Updike has often been placed in the elated company of the great 19th century American novelists like Nathaniel Hawthorne, and the comparison is easy enough to understand. Both Updike and Hawthorne, at their best, wrote fable-like, sometimes almost magical narratives of an America that was torn apart by fundamental tensions; and these tensions would be played out in the lives of their heroes and heroines, whether Hester Prynne, the Pyncheon family, Rabbit Angstrom, or, in the case of Lilies, the vast and directionless Wilmot family.

The story of the Wilmots in the 20th century is utterly unforgettable, incorporating, in Updike's magnificent style, global and local events, politics, religion and popular culture, and capturing with perfect pitch the spirit and feel of each age that the story covers. Each of the novel's substantial four chapters - each one covering a new generation of the Wilmot family - stands alone as a compelling story, and yet together these chapters create a narrative of heartbreaking urgency and majesty. And the conclusion, in a Waco-type religious "community" in the mountains, is both the devastating culmination of all that has occurred in the Wilmot family up to this point, and a deeply challenging indictment upon the spiritual deadness of late 20th-century Western society.

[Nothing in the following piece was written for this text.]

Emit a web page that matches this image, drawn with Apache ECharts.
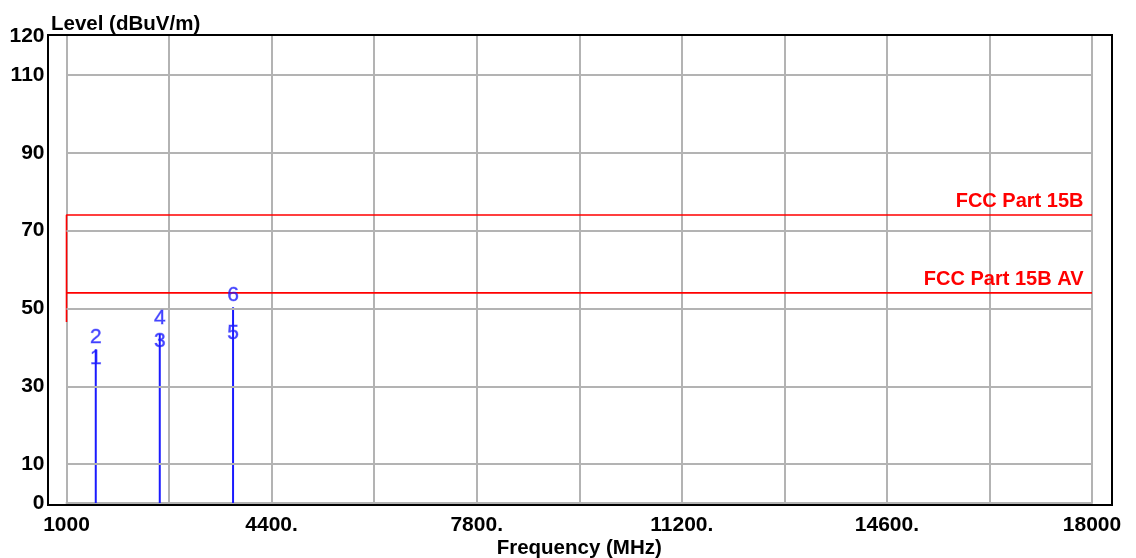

There is always going to be too much to say about a novel like this. I once wrote more than 12,000 words on it, and even then felt like I was barely scratching the surface. The only way, really, to do it justice, is to read it. You may decide that Moby Dick is still the Great American Novel, but this recent addition to the American literary canon is, if nothing else, a great American novel. And, as such, it needs to be read.